◆ **WHAT NEEDS TO BE DONE**
Find all lines in the listing that include the word "LaTeX", then copy them.
--- Begin EXERCISE MATERIALS ---
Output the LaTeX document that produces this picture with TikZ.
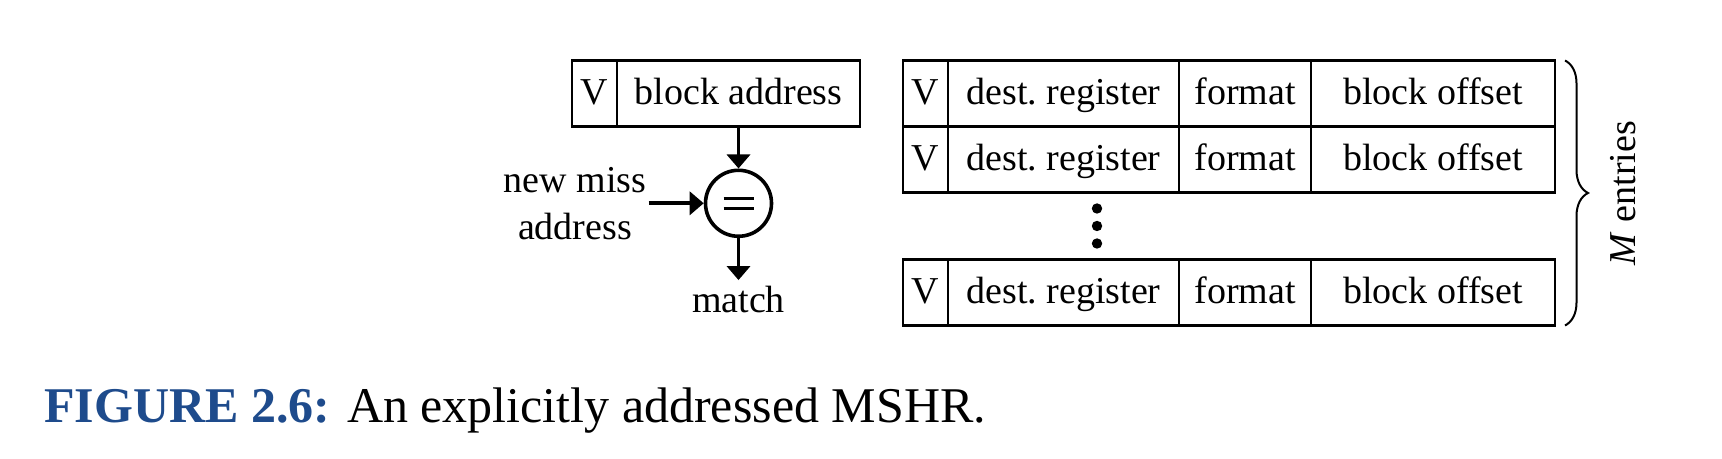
\documentclass[tikz,border=0pt]{standalone}
\usepackage{fontspec}
\setmainfont{Liberation Serif}
\usetikzlibrary{positioning,arrows.meta,decorations.pathreplacing}
\definecolor{figblue}{RGB}{30,75,140}

\begin{document}
\begin{tikzpicture}[font=\fontsize{19}{23.5}\selectfont,
  field/.style={draw, rectangle, line width=1.2pt, minimum height=33pt, inner sep=0pt, outer sep=0pt,
    text height=14pt, text depth=2.5pt},
  vbit/.style={field, minimum width=22.5pt},
  dest/.style={field, minimum width=115.5pt},
  fmt/.style={field, minimum width=66pt},
  offs/.style={field, minimum width=122pt},
  wire/.style={line width=1.9pt, -{Triangle[width=11.5pt,length=7pt]}}]
\useasboundingbox (0,0) rectangle (861pt,229.5pt);

\node (va) [vbit] at (462.75pt,182.75pt) {V};
\node (dsta) [dest, right=0pt of va] {dest.\ register};
\node (fmta) [fmt, right=0pt of dsta] {format};
\node (offa) [offs, right=0pt of fmta] {block offset};
\node (vb) [vbit, below=0pt of va] {V};
\node (dstb) [dest, right=0pt of vb] {dest.\ register};
\node (fmtb) [fmt, right=0pt of dstb] {format};
\node (offb) [offs, right=0pt of fmtb] {block offset};
\node (vm) [vbit, below=33.5pt of vb] {V};
\node (dstm) [dest, right=0pt of vm] {dest.\ register};
\node (fmtm) [fmt, right=0pt of dstm] {format};
\node (offm) [offs, right=0pt of fmtm] {block offset};

\coordinate (dots) at ([xshift=16.75pt,yshift=-8pt]dstb.south);
\foreach \k in {0,1,2}
  \fill ([yshift={-8.75pt*\k}]dots) circle (2.6pt);

\node (addr) [field, minimum width=121.5pt, left=21.5pt of va] {block address};
\node (vaddr) [vbit, left=0pt of addr] {V};
\node (eq) [circle, draw, line width=1.8pt, minimum size=33pt, inner sep=0pt, below=21pt of addr] {};
\draw[line width=1.4pt] ([xshift=-7.5pt,yshift=2.5pt]eq.center) -- ++(15pt,0);
\draw[line width=1.4pt] ([xshift=-7.5pt,yshift=-2.5pt]eq.center) -- ++(15pt,0);
\node (miss) [align=center, inner sep=1pt, left=27.5pt of eq] {new miss\\address};
\node (match) [inner sep=3pt, below=21pt of eq] {match};

\draw[wire] (addr) -- (eq);
\draw[wire] (miss) -- (eq);
\draw[wire] (eq) -- (match);

\draw[decorate, decoration={brace, amplitude=11.5pt}, line width=1pt]
  ([xshift=5pt]offa.north east) -- ([xshift=5pt]offm.south east) coordinate[midway] (mtip);
\node (mlab) [rotate=90, anchor=north, inner sep=0pt] at ([xshift=22.5pt]mtip) {\textit{M} entries};

\node (cap) [anchor=base west, inner sep=0pt, font=\fontsize{25}{29}\selectfont] at (22pt,18pt)
  {\textcolor{figblue}{\textbf{FIGURE 2.6:}} An explicitly addressed MSHR.};
\end{tikzpicture}
\end{document}
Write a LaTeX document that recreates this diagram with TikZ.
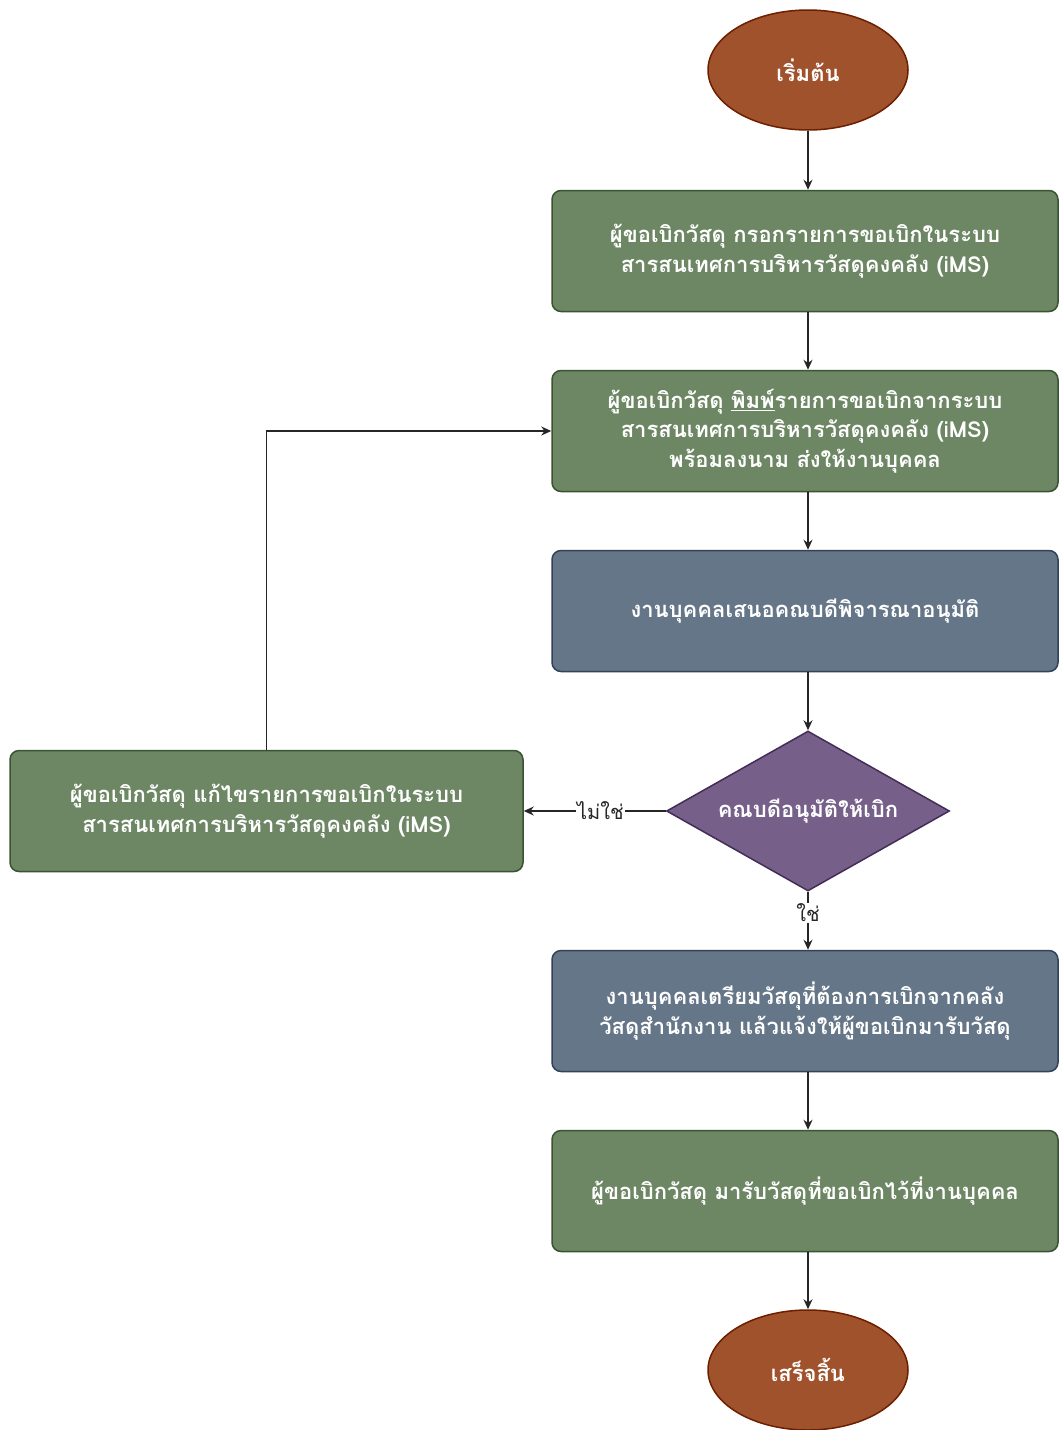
\documentclass[tikz,border=0pt]{standalone}
\usepackage{fontspec}
\newfontfamily\thaifont[Script=Thai]{Loma}
\usetikzlibrary{arrows.meta,shapes.geometric,positioning}
\definecolor{greenfill}{HTML}{6D8764}
\definecolor{greenline}{HTML}{3A5431}
\definecolor{bluefill}{HTML}{647687}
\definecolor{blueline}{HTML}{314354}
\definecolor{purplefill}{HTML}{76608A}
\definecolor{purpleline}{HTML}{432D57}
\definecolor{brownfill}{HTML}{A0522D}
\definecolor{brownline}{HTML}{6D1F00}
\tikzset{
	term/.style={ellipse,draw=brownline,fill=brownfill,line width=1.5pt,minimum width=200,minimum height=120,text=white,font=\thaifont\bfseries\fontsize{22}{29.5}\selectfont},
	procg/.style={rectangle,rounded corners=9pt,draw=greenline,fill=greenfill,line width=1.5pt,minimum width=506,minimum height=121,align=center,text=white,font=\thaifont\bfseries\fontsize{22}{29.5}\selectfont},
	procb/.style={procg,draw=blueline,fill=bluefill},
	decide/.style={diamond,draw=purpleline,fill=purplefill,line width=1.5pt,minimum width=283,minimum height=160,inner sep=0pt,text=white,font=\thaifont\bfseries\fontsize{22}{29.5}\selectfont},
	diredge/.style={-{Stealth[width=9pt,length=10pt]},color=black!85,line width=1.3pt},
	edgelabel/.style={fill=white,inner sep=1pt,font=\thaifont\fontsize{20}{22}\selectfont}
}
\begin{document}
\begin{tikzpicture}[x=1pt,y=1pt]
	\useasboundingbox (0,0) rectangle (1059,-1430);
	
	\node [term] (start) at (808,-70) {เริ่มต้น};
	\node [procg] (fill) at (805,-251) {ผู้ขอเบิกวัสดุ กรอกรายการขอเบิกในระบบ\\สารสนเทศการบริหารวัสดุคงคลัง (iMS)};
	\node [procg] (print) at (805,-431) {ผู้ขอเบิกวัสดุ \underline{พิมพ์}รายการขอเบิกจากระบบ\\สารสนเทศการบริหารวัสดุคงคลัง (iMS)\\พร้อมลงนาม ส่งให้งานบุคคล};
	\node [procb] (propose) at (805,-611) {งานบุคคลเสนอคณบดีพิจารณาอนุมัติ};
	\node [decide] (approve) at (808,-811) {\makebox[0pt]{คณบดีอนุมัติให้เบิก}};
	\node [procg,minimum width=513] (edit) at (266.5,-811) {ผู้ขอเบิกวัสดุ แก้ไขรายการขอเบิกในระบบ\\สารสนเทศการบริหารวัสดุคงคลัง (iMS)};
	\node [procb] (prepare) at (805,-1011) {งานบุคคลเตรียมวัสดุที่ต้องการเบิกจากคลัง\\วัสดุสำนักงาน แล้วแจ้งให้ผู้ขอเบิกมารับวัสดุ};
	\node [procg] (receive) at (805,-1191) {ผู้ขอเบิกวัสดุ มารับวัสดุที่ขอเบิกไว้ที่งานบุคคล};
	\node [term] (finish) at (808,-1370) {เสร็จสิ้น};
	
	\draw [diredge] (start.south) -- (start.south |- fill.north);
	\draw [diredge] (start.south |- fill.south) -- (start.south |- print.north);
	\draw [diredge] (start.south |- print.south) -- (start.south |- propose.north);
	\draw [diredge] (start.south |- propose.south) -- (approve.north);
	\draw [diredge] (approve.west) -- node[edgelabel,pos=0.46] {ไม่ใช่} (edit.east);
	\draw [diredge] (approve.south) -- node[edgelabel,pos=0.36] {ใช่} (approve.south |- prepare.north);
	\draw [diredge] (start.south |- prepare.south) -- (start.south |- receive.north);
	\draw [diredge] (start.south |- receive.south) -- (finish.north);
	\draw [diredge] (edit.north) |- (print.west);
	
\end{tikzpicture}
\end{document}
--- End EXERCISE MATERIALS ---
◆ **THE RESPONSE**
Output the LaTeX document that produces this picture with TikZ.
Write a LaTeX document that recreates this diagram with TikZ.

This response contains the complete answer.